One motivation for writing this post was to point out a common fallacy in reasoning about Open Source software. A popular argument is that Open Source gives you the freedom to change software to fit your needs, by creating and maintaining your own fork. Or paying someone else to do it for you, if you are not an accomplished hacker yourself. The source code is there for anyone to grab, after all, and the license allows modification and redistribution.

This argument was valid in the 1980s. There were few packages, few dependencies, and a much higher percentage of computer users had programming experience. Today, you can perhaps maintain your own fork of Perl, but you cannot fork its hub position in the network, nor can you reasonably maintain forks of its 7964 dependants. If the Perl maintainers introduce a breaking change, those 7964 dependents will either adapt or disappear. Hypothetically, a large number of them could together envisage maintaining their own fork. But there are no good coordination mechanisms among developers of unrelated Open Source projects, and therefore this doesn't happen in practice.

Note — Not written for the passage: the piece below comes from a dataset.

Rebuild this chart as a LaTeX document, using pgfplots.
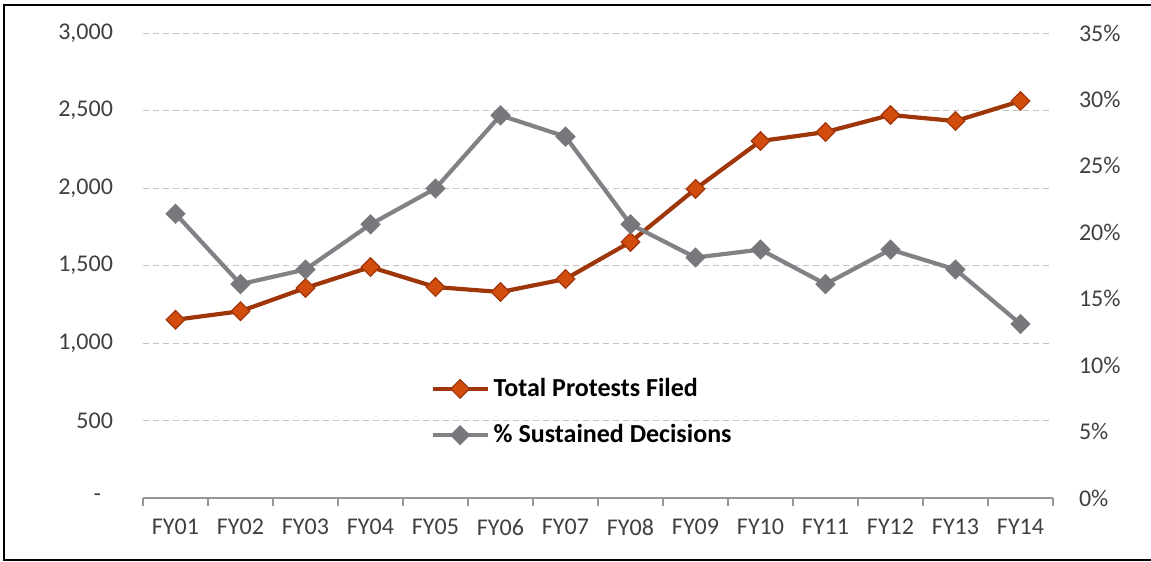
\documentclass[border=0pt]{standalone}
\usepackage{pgfplots}
\pgfplotsset{compat=1.18}
\usepackage{fontspec}
\setmainfont{Carlito}
\definecolor{rust}{RGB}{158,54,10}
\definecolor{rustfill}{RGB}{210,76,14}
\definecolor{gline}{RGB}{128,130,134}
\definecolor{gmark}{RGB}{118,120,124}
\definecolor{txt}{RGB}{64,64,64}
\definecolor{gridc}{RGB}{195,195,195}
\definecolor{axc}{RGB}{150,150,150}
\begin{document}
\begin{tikzpicture}
\useasboundingbox (0,0) rectangle (575.5pt,-281pt);
\draw[black,line width=1.2pt] (577pt,-2.5pt) -- (2pt,-2.5pt) -- (2pt,-280pt) -- (577pt,-280pt);
\begin{axis}[
  at={(71.5pt,-249pt)}, anchor=south west,
  scale only axis, width=455pt, height=232.5pt,
  xmin=-0.5, xmax=13.5, ymin=0, ymax=3000,
  axis x line*=bottom, axis y line*=left,
  y axis line style={draw=none},
  x axis line style={axc, line width=0.7pt, -},
  xtick={0,...,13},
  xticklabels={FY01,FY02,FY03,FY04,FY05,FY06,FY07,FY08,FY09,FY10,FY11,FY12,FY13,FY14},
  minor xtick={-0.5,0.5,...,13.5},
  major tick length=0pt, minor tick length=4pt, tick align=outside,
  minor tick style={axc,line width=0.7pt},
  ytick={0,500,...,3000},
  yticklabels={{-\hspace*{6pt}},{500},{1,000},{1,500},{2,000},{2,500},{3,000}},
  ymajorgrids,
  major grid style={gridc, dash pattern=on 3pt off 2pt, line width=0.5pt},
  tick label style={font=\fontsize{12}{14}\selectfont, text=txt},
  yticklabel style={xshift=-11.5pt},
  xticklabel style={yshift=-7pt},
  legend cell align=left,
  legend style={at={(rel axis cs:0.3155,0.267)}, anchor=north west, draw=none, fill=none,
    font=\bfseries\fontsize{13}{15}\selectfont, row sep=8.5pt, inner sep=0pt},
  legend image code/.code={\draw[mark repeat=2,mark phase=2,#1] plot coordinates {(0pt,0pt) (13.75pt,0pt) (27.5pt,0pt)};},
  clip=false,
]
\addplot[rust, line width=2.1pt, mark=square*, mark size=3.3pt,
  mark options={rotate=45, fill=rustfill, draw=rust, line width=0.6pt}]
  coordinates {(0,1150) (1,1205) (2,1355) (3,1490) (4,1361) (5,1329) (6,1413)
  (7,1652) (8,1994) (9,2303) (10,2361) (11,2471) (12,2432) (13,2561)};
\addlegendentry{Total Protests Filed}
\addlegendimage{gline, line width=2.1pt, mark=square*, mark size=3.3pt,
  mark options={rotate=45, fill=gmark, draw=gmark, line width=0.6pt}}
\addlegendentry{\% Sustained Decisions}
\end{axis}
\begin{axis}[
  at={(71.5pt,-249pt)}, anchor=south west,
  scale only axis, width=455pt, height=232.5pt,
  xmin=-0.5, xmax=13.5, ymin=0, ymax=35,
  axis x line=none, axis y line*=right,
  y axis line style={draw=none},
  major tick length=0pt,
  ytick={0,5,...,35},
  yticklabels={0\%,5\%,10\%,15\%,20\%,25\%,30\%,35\%},
  tick label style={font=\fontsize{12}{14}\selectfont, text=txt},
  yticklabel style={xshift=9.5pt},
  clip=false,
]
\addplot[gline, line width=2.1pt, mark=square*, mark size=3.3pt,
  mark options={rotate=45, fill=gmark, draw=gmark, line width=0.6pt}]
  coordinates {(0,21.4) (1,16.1) (2,17.2) (3,20.6) (4,23.3) (5,28.8) (6,27.2)
  (7,20.6) (8,18.1) (9,18.7) (10,16.1) (11,18.7) (12,17.2) (13,13.1)};
\end{axis}
\end{tikzpicture}
\end{document}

In an earlier post, I have written about community-owned monopolies in the Open Source universe. In that post, I wrote that for software users, there is no practical difference between Microsoft killing Windows 7 and the Python community killing Python 2, even though the former is proprietary and commercial, whereas the latter is Open Source. The reason is that both pieces of software are hubs in dependency networks. Microsoft and the Python developer community are two very different institutions, with very different goals, values, policies, legal status, etc. But that hardly matters for the average software user, whose work depends on a complex web of interacting pieces of software. At the level of that web, it's the information flow patterns that determine evolution. Requests for change, or non-change. Average software users have practically no way to make their needs heard by the people who manage the hubs. Even the best-intentioned altruistic Open Source hub maintainer cannot possibly keep every user's interests in mind, because there is no way to even be aware of them. A web of software is a very different beast than a single project. More is different.

In the almost 40 years since the beginnings of the Open Source movement, the mode of governance of Open Source projects has evolved significantly. Most importantly, all the people involved have realized that governance matters and must be consciously organized, rather than evolve through cumulative random accidents of history, which almost inevitably leads to a tyranny of structurelessness in the long run. Now we must develop an awareness of similar issues at the level of the web of Open Source projects, followed by the development and implementation of better information flow and decision structures.

I will conclude this post with a technical remark. I did my dependency hub analysis using a relatively new tool in the software world, called the Glamorous Toolkit, to which I added an interface to Guix. This toolbox significantly lowers the cost of developing new tools. In the screenshot below, you see on the left the user interface of my analysis. It's an additional view on the Guix package catalog, complementing various other views that are already in place. On the right, you see the complete code for this analysis, including the user interface (which also gives access to the list of dependents, not just the number). In contrast to traditional scripts, there is no overhead for reading data or writing out the results. My code works on data structures that are already in place. What is not obvious from the screenshot is that you get the right-hand panel via alt-click from the left-hand one, meaning that users of my little analysis tool always have direct access to the code. It isn't obvious either that modifying the code on the right will immediately update the view on the left, making development highly interactive. If you think notebooks are great, try Glamorous Toolkit. But be warned that you might then realize that notebooks are no longer the state of the art.